Y sí, seguimos atrapados entre una puerta y un espejo; mi muerto ya cerró una puerta por última vez y un espejo se quedó esperando su reflejo que nunca llegará. Me consuela este homenaje, en palabras, sin mencionar el nombre del difunto, porque es un homenaje íntimo y porque los muertos, en puridad, dejan de ser y, cuando se deja de ser, el nombre no importa: ya fueron, ya pasaron, ya entran al olvido.
Si me ven por ahí, les pido de corazón que me pregunten por mis vivos; a los muertos hay que dejarlos en paz, porque, finalmente, cuando ellos se van, también nos dejan en paz, y eso no es bueno ni malo; eso es.
Cuando le dije adiós, movió su cabecita, que ya no era exactamente su cabeza, sino la sombra de lo que había sido, para confirmar que me reconocía y que sabía que yo era yo. La cara estaba rígida, los labios no se movieron y los ojos me siguieron durante unos pocos segundos, para luego mirar a la nada. Le cerré los ojos, tarde, pero lo hice, parece que eso ya se está volviendo mi tarea.

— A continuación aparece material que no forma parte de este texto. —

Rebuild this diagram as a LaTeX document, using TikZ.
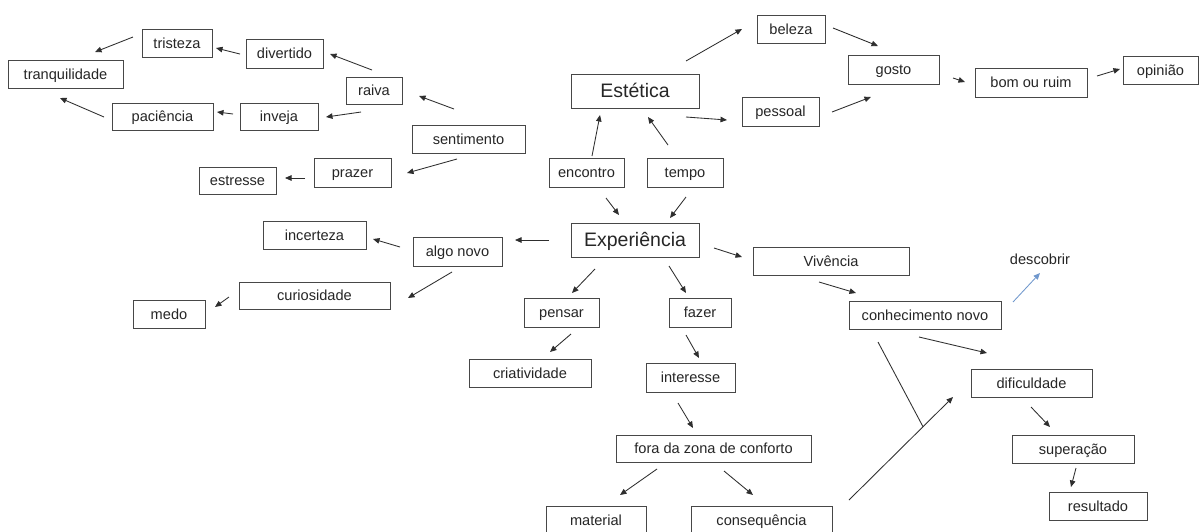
\documentclass[tikz,border=0pt]{standalone}
\usepackage{fontspec}
\setmainfont{Liberation Sans}
\usetikzlibrary{arrows.meta,calc}
\definecolor{steelarrow}{RGB}{112,152,205}
\tikzset{
  box/.style={draw=black!72, line width=0.85pt, inner sep=0pt, minimum height=28,
    text=black!85, font=\fontsize{14.6}{17}\selectfont, text height=12pt, text depth=2pt},
  bigbox/.style={box, minimum height=34, font=\fontsize{19.5}{23}\selectfont, text height=16pt, text depth=2.6pt},
  arr/.style={draw=black!82, line width=0.85pt, -{Triangle[length=6.5pt,width=5.5pt]}},
  bluearr/.style={draw=steelarrow, line width=0.85pt, -{Triangle[length=6.5pt,width=5.5pt]}},
  plain/.style={draw=black!82, line width=0.85pt},
  lbl/.style={inner sep=0pt, text=black!85, font=\fontsize{14.6}{17}\selectfont}
}
\begin{document}
\begin{tikzpicture}[x=1pt,y=-1pt]
\useasboundingbox (0,0) rectangle (1200,531);
\fill[white] (0,0) rectangle (1200,531);
\clip (0,0) rectangle (1200,531);
% nodes
\node[box, minimum width=70, minimum height=28] (tristeza) at (177,43) {tristeza};
\node[box, minimum width=115] (tranq) at (65.5,74) {tranquilidade};
\node[box, minimum width=77, minimum height=29] (divertido) at (284.5,53.5) {divertido};
\node[box, minimum width=101, minimum height=27] (paciencia) at (162.5,116.5) {paciência};
\node[box, minimum width=78, minimum height=27] (inveja) at (279,116.5) {inveja};
\node[box, minimum width=56, minimum height=27] (raiva) at (374,90.5) {raiva};
\node[box, minimum width=113] (sentimento) at (468.5,139) {sentimento};
\node[box, minimum width=77, minimum height=29] (prazer) at (352.5,172.5) {prazer};
\node[box, minimum width=77, minimum height=27] (estresse) at (237.5,180.5) {estresse};
\node[bigbox, minimum width=128] (estetica) at (635,91) {Estética};
\node[box, minimum width=68] (beleza) at (791,29) {beleza};
\node[box, minimum width=77, minimum height=29] (pessoal) at (780.5,111.5) {pessoal};
\node[box, minimum width=91, minimum height=29] (gosto) at (893.5,69.5) {gosto};
\node[box, minimum width=112, minimum height=29] (bom) at (1031,82.5) {bom ou ruim};
\node[box, minimum width=75] (opiniao) at (1160.5,70) {opinião};
\node[box, minimum width=75, minimum height=29] (encontro) at (586.5,172.5) {encontro};
\node[box, minimum width=76, minimum height=29] (tempo) at (685,172.5) {tempo};
\node[bigbox, minimum width=128] (experiencia) at (635,240) {Experiência};
\node[box, minimum width=103] (incerteza) at (314.5,235) {incerteza};
\node[box, minimum width=89, minimum height=29] (algonovo) at (457.5,251.5) {algo novo};
\node[box, minimum width=151, minimum height=27] (curiosidade) at (314.5,295.5) {curiosidade};
\node[box, minimum width=72] (medo) at (169,314) {medo};
\node[box, minimum width=75, minimum height=29] (pensar) at (561.5,312.5) {pensar};
\node[box, minimum width=62, minimum height=29] (fazer) at (700,312.5) {fazer};
\node[box, minimum width=122] (criatividade) at (530,373) {criatividade};
\node[box, minimum width=89, minimum height=29] (interesse) at (690.5,377.5) {interesse};
\node[box, minimum width=156] (vivencia) at (831,261) {Vivência};
\node[box, minimum width=152] (conhecimento) at (925,315) {conhecimento novo};
\node[lbl] (descobrir) at (1040,259) {descobrir};
\node[box, minimum width=121] (dificuldade) at (1031.5,383) {dificuldade};
\node[box, minimum width=122] (superacao) at (1073,449) {superação};
\node[box, minimum width=98] (resultado) at (1098,506) {resultado};
\node[box, minimum width=195, minimum height=27] (fora) at (713.5,448.5) {fora da zona de conforto};
\node[box, minimum width=100] (material) at (596,520) {material};
\node[box, minimum width=141] (consequencia) at (761.5,520) {consequência};
% connectors
\draw[arr] ($(tristeza)+(-44,-6)$) -- ($(tranq)+(29.5,-22)$);
\draw[arr] ($(divertido)+(-44.5,0.5)$) -- ($(tristeza)+(39,5)$);
\draw[arr] ($(raiva)+(-2,-20.5)$) -- ($(divertido)+(45.5,0.5)$);
\draw[arr] ($(raiva)+(-13,21.5)$) -- ($(inveja)+(47,0.5)$);
\draw[arr] ($(inveja)+(-46,-2.5)$) -- ($(paciencia)+(54.5,-4.5)$);
\draw[arr] ($(paciencia)+(-58.5,0.5)$) -- ($(tranq)+(-5.5,24)$);
\draw[arr] ($(sentimento)+(-14.5,-30)$) -- ($(raiva)+(45,5.5)$);
\draw[arr] ($(sentimento)+(-11.5,20)$) -- ($(prazer)+(54.5,0.5)$);
\draw[arr] ($(prazer)+(-47.5,5.5)$) -- ($(estresse)+(47.5,-2.5)$);
\draw[arr] ($(estetica)+(51,-30)$) -- ($(beleza)+(-49,0)$);
\draw[arr] ($(beleza)+(42,-1)$) -- ($(gosto)+(-15.5,-23.5)$);
\draw[arr] ($(estetica)+(51,26)$) -- ($(pessoal)+(-53.5,8.5)$);
\draw[arr] ($(pessoal)+(51.5,0.5)$) -- ($(gosto)+(-22.5,27.5)$);
\draw[arr] ($(gosto)+(59.5,8.5)$) -- ($(bom)+(-66,-0.5)$);
\draw[arr] ($(bom)+(66,-6.5)$) -- ($(opiniao)+(-40.5,-1)$);
\draw[arr] ($(encontro)+(5.5,-16.5)$) -- ($(estetica)+(-35,24)$);
\draw[arr] ($(tempo)+(-17,-27.5)$) -- ($(estetica)+(13,26)$);
\draw[arr] ($(encontro)+(19.5,25.5)$) -- ($(experiencia)+(-16,-25)$);
\draw[arr] ($(tempo)+(1,24.5)$) -- ($(experiencia)+(35,-22)$);
\draw[arr] ($(experiencia)+(-86,0)$) -- ($(algonovo)+(57.5,-11.5)$);
\draw[arr] ($(algonovo)+(-57.5,-4.5)$) -- ($(incerteza)+(58.5,4)$);
\draw[arr] ($(algonovo)+(-5.5,20.5)$) -- ($(curiosidade)+(93.5,2.5)$);
\draw[arr] ($(curiosidade)+(-85.5,1.5)$) -- ($(medo)+(46,-7)$);
\draw[arr] ($(experiencia)+(79,8)$) -- ($(vivencia)+(-89,-4)$);
\draw[arr] ($(experiencia)+(-40,29)$) -- ($(pensar)+(10.5,-19.5)$);
\draw[arr] ($(experiencia)+(34,26)$) -- ($(fazer)+(-14,-19.5)$);
\draw[arr] ($(pensar)+(9.5,21.5)$) -- ($(criatividade)+(20,-21)$);
\draw[arr] ($(fazer)+(-14,22.5)$) -- ($(interesse)+(8.5,-19.5)$);
\draw[arr] ($(interesse)+(-12.5,25.5)$) -- ($(fora)+(-20.5,-20.5)$);
\draw[arr] ($(fora)+(-56.5,20.5)$) -- ($(material)+(24,-25)$);
\draw[arr] ($(fora)+(10.5,22.5)$) -- ($(consequencia)+(-8.5,-25)$);
\draw[arr] ($(vivencia)+(-12,21)$) -- ($(conhecimento)+(-69,-22)$);
\draw[bluearr] ($(conhecimento)+(88,-13)$) -- ($(descobrir)+(0,14)$);
\draw[arr] ($(conhecimento)+(-6,22)$) -- ($(dificuldade)+(-44.5,-30)$);
\draw[arr] ($(consequencia)+(87.5,-20)$) -- coordinate[pos=0.7115] (meet) ($(dificuldade)+(-78.5,14)$);
\draw[plain] ($(conhecimento)+(-47,27)$) -- (meet);
\draw[arr] ($(dificuldade)+(-0.5,24)$) -- ($(superacao)+(-23,-22)$);
\draw[arr] ($(superacao)+(3,19)$) -- ($(resultado)+(-27,-19)$);
\end{tikzpicture}
\end{document}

Sigue siendo maravillosamente macabro de la muerte que, cuando el muerto se apaga como un atardecer escandinavo, todas las cosas de su alrededor se vuelven livianas, volátiles y todo se vuelve relativo.
Pero tras la partida, de mi muerto y de sus muertos, las cosas vuelven a ser pesadas, porque necesitamos que esa certeza de falsa pesadez nos acompañe para sobrevivir a esa diaria negación de la muerte.
Hasta que un día, otro muerto nos vuelve a hacer sentir livianos. Deseo paz en la tumba para mi muerto, y digo «mi muerto», y no «los muertos», porque en los funerales y en las despedidas el egoísmo no solo es posible, sino hasta necesario. Total, mañana o unos días después, el muerto seré yo.
PD: claro que mi muerto tiene nombre y apellido. En vida, se llamaba Don Gellver de Currea-Lugo.